Mark Zuckerberg is back in the confessional. In an internal memo leaked on June 12, the Meta CEO admitted that the company’s recent brutal restructuring did not go to plan. Just weeks after slashing 8,000 jobs, which is roughly 10% of the workforce, and reassigning another 7,000 employees to AI-focused teams, Zuckerberg is acknowledging mistakes in how the tech giant managed its pivot toward superintelligence.
But behind the corporate apology lies a harsher reality for the tech industry: the narrative of AI driving lean efficiency is largely a myth. In reality, tech companies are treating human headcount as a budget line item to fund their astronomical hardware bills.
The Reality of the "AI-Native" Pivot
The official line from Menlo Park was that Meta needed a leaner organizational structure built on AI-native design principles. The execution, however, felt distinctly old-school. Employees were told to work from home in late May just before layoff notices arrived in automated waves across time zones. The cuts hit everywhere from core software engineers on Instagram and WhatsApp to business-facing AI teams like BizAI. Even data center culinary teams took a hit.
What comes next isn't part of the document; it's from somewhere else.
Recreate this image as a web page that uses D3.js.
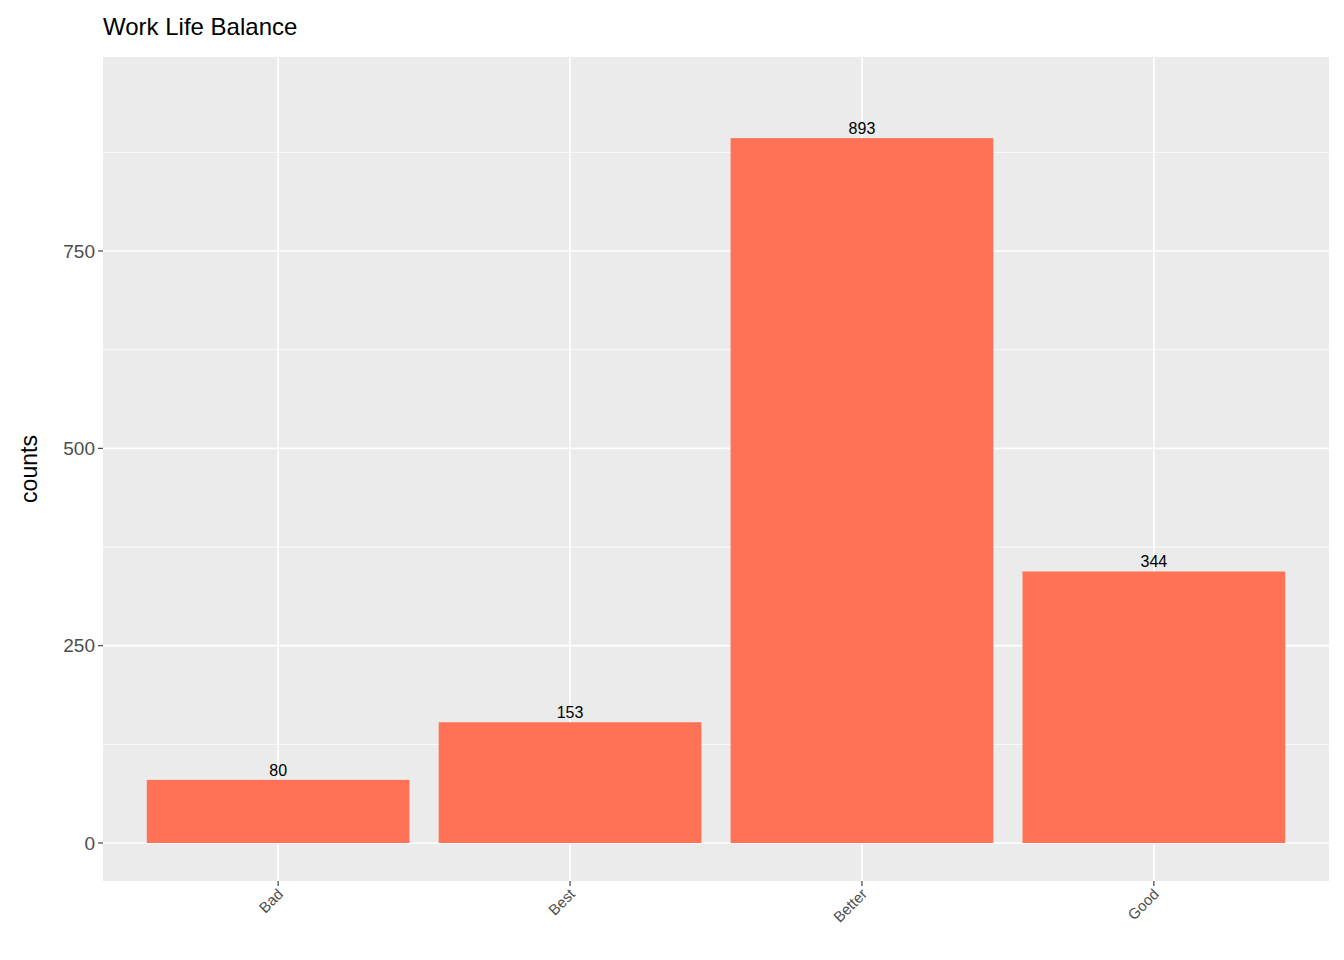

Meanwhile, the 7,000 employees spared from the axe were abruptly shifted into training foundation models and building out AI infrastructure. On professional networks like Blind, the internal sentiment is grim. Meta’s overall employee ratings dropped 25% from their previous peaks, while culture ratings plummeted by nearly 40%. The consensus among staffers is clear: the restructuring feels less like strategic optimization and more like corporate whiplash.
Trading Carbon for Silicon
To understand why Meta is cutting and hiring at the exact same time, you have to look at the capital expenditure. Meta is projected to spend up to $145 billion this year on AI infrastructure, custom silicon, and data centers.
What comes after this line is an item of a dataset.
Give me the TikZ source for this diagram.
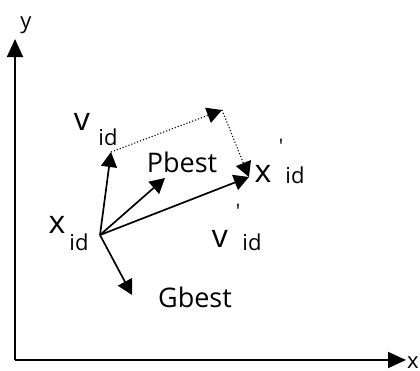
\documentclass[tikz,border=0pt]{standalone}
\usepackage{fontspec}
\setmainfont{Open Sans}
\usetikzlibrary{arrows.meta}
\tikzset{
  vec/.style={line width=1.7pt,-{Triangle[length=15pt,width=16pt]}},
  dotvec/.style={line width=1.1pt,dotted,-{Triangle[length=15pt,width=16pt]}},
  axis/.style={line width=1.8pt,-{Triangle[length=18pt,width=16pt]}},
  big/.style={inner sep=0pt,anchor=base,font=\fontsize{32}{34}\selectfont},
  word/.style={inner sep=0pt,anchor=base,font=\fontsize{27}{29}\selectfont},
  sub/.style={inner sep=0pt,anchor=base,font=\fontsize{22}{24}\selectfont},
  prim/.style={inner sep=0pt,anchor=north,font=\fontsize{20}{22}\selectfont},
  axlab/.style={inner sep=0pt,anchor=base,font=\fontsize{22}{24}\selectfont}
}
\begin{document}
\begin{tikzpicture}[x=1pt,y=-1pt]
\useasboundingbox (0,0) rectangle (420,370);
% axes
\coordinate (O) at (15,360);
\coordinate (Ytip) at (15,39);
\coordinate (Xtip) at (406,360);
\draw[axis] (O) -- (Ytip);
\draw[axis] (O) -- (Xtip);
\node[axlab] (ylab) at (26,28) {y};
\node[axlab,anchor=base west] (xlab) at (407,368) {x};
% vectors
\coordinate (X) at (100,235);
\coordinate (V) at (111,152);
\coordinate (P) at (165,178);
\coordinate (Xn) at (249,177);
\coordinate (G) at (132,295);
\coordinate (C) at (222,110);
\draw[vec] (X) -- (V);
\draw[vec] (X) -- (P);
\draw[vec] (X) -- (Xn);
\draw[vec] (X) -- (G);
\draw[dotvec] (V) -- (C);
\draw[dotvec] (C) -- (Xn);
% labels
\node[big] (vl) at (82,130) {v};
\node[sub] (vls) at (108,145) {id};
\node[word] (pb) at (182,172) {Pbest};
\node[big] (xn) at (263,182) {x};
\node[prim] (xnp) at (281,139) {\textquotesingle};
\node[sub] (xns) at (295,183) {id};
\node[big] (vn) at (220,247) {v};
\node[prim] (vnp) at (238,204) {\textquotesingle};
\node[sub] (vns) at (252,250) {id};
\node[big] (xl) at (57,233) {x};
\node[sub] (xls) at (79,250) {id};
\node[word] (gb) at (195,307) {Gbest};
\end{tikzpicture}
\end{document}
The math is stark. Meta’s infrastructure bill is now estimated to be four to five times what it pays in total employee compensation. Firing 8,000 workers does not magically make the remaining engineers 10% more productive using AI assistants. Instead, eliminating those salaries simply frees up cash to throw into the Nvidia and custom-chip incinerator.
Big Tech has realized that investors are willing to fund eye-watering infrastructure spending, but only if they see a corresponding effort to keep operational costs down. Alphabet's recent massive equity raise set a precedent that Zuckerberg is eager to follow, even if it means exploring debt structures or massive stock sales to keep up with hyperscalers like Microsoft and Amazon. The binding constraint on Meta’s AI ambitions isn’t headcount; it’s GPUs and the electricity to run them.
The Oversight Problem
In the June 12 memo, Zuckerberg tried to extend an olive branch, stating that Meta does not expect any more company-wide layoffs for the remainder of 2026. He also noted that management would scale back the aggressive expansion of manager oversight responsibilities, a direct response to internal feedback that the flatter corporate structure was choking productivity. Meta is even upping budgets for team-building offsites and planning a large-scale hackathon in July to patch up fractured morale.
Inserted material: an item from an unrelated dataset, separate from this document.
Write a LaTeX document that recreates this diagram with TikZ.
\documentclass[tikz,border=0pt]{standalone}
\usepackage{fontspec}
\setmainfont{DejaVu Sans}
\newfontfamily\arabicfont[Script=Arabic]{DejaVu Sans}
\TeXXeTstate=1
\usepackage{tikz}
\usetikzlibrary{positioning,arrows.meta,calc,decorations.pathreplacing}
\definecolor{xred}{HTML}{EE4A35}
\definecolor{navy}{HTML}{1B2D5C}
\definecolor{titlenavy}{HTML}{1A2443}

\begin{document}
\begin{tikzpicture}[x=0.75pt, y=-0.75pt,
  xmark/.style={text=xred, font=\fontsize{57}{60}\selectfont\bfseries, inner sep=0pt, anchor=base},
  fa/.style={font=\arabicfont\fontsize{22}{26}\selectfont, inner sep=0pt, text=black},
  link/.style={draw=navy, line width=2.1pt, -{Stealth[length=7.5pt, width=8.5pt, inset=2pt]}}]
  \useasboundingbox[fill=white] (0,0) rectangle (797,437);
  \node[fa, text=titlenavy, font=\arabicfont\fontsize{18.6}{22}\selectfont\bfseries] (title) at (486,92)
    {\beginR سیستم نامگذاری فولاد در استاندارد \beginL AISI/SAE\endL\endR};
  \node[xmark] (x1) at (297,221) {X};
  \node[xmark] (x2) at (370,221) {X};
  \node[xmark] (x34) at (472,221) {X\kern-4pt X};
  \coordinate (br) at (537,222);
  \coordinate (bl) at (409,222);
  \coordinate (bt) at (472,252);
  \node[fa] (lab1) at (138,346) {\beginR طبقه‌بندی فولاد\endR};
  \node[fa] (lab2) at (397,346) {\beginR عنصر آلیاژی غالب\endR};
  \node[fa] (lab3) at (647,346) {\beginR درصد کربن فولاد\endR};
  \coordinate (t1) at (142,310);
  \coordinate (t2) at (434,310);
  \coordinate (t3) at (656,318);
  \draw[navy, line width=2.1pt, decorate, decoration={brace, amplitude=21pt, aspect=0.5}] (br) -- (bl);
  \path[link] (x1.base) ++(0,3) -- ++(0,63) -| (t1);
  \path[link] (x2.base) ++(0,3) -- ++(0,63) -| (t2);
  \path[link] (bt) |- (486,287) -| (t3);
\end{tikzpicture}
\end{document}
But for the engineers left behind, the trust is broken. Just days after Zuckerberg's initial claims of stability in May, state WARN filings revealed an additional 1,400 job cuts across Washington state, showing that local restructurings are still very much active.
The broader lesson from Meta's messy month is that the AI transition is not a seamless software upgrade. It is an expensive, chaotic re-wiring of corporate infrastructure. When tech executives talk about AI efficiency, they rarely mean that the technology is doing the work of ten people. They mean they are willing to sacrifice ten people to buy another cluster of H100s.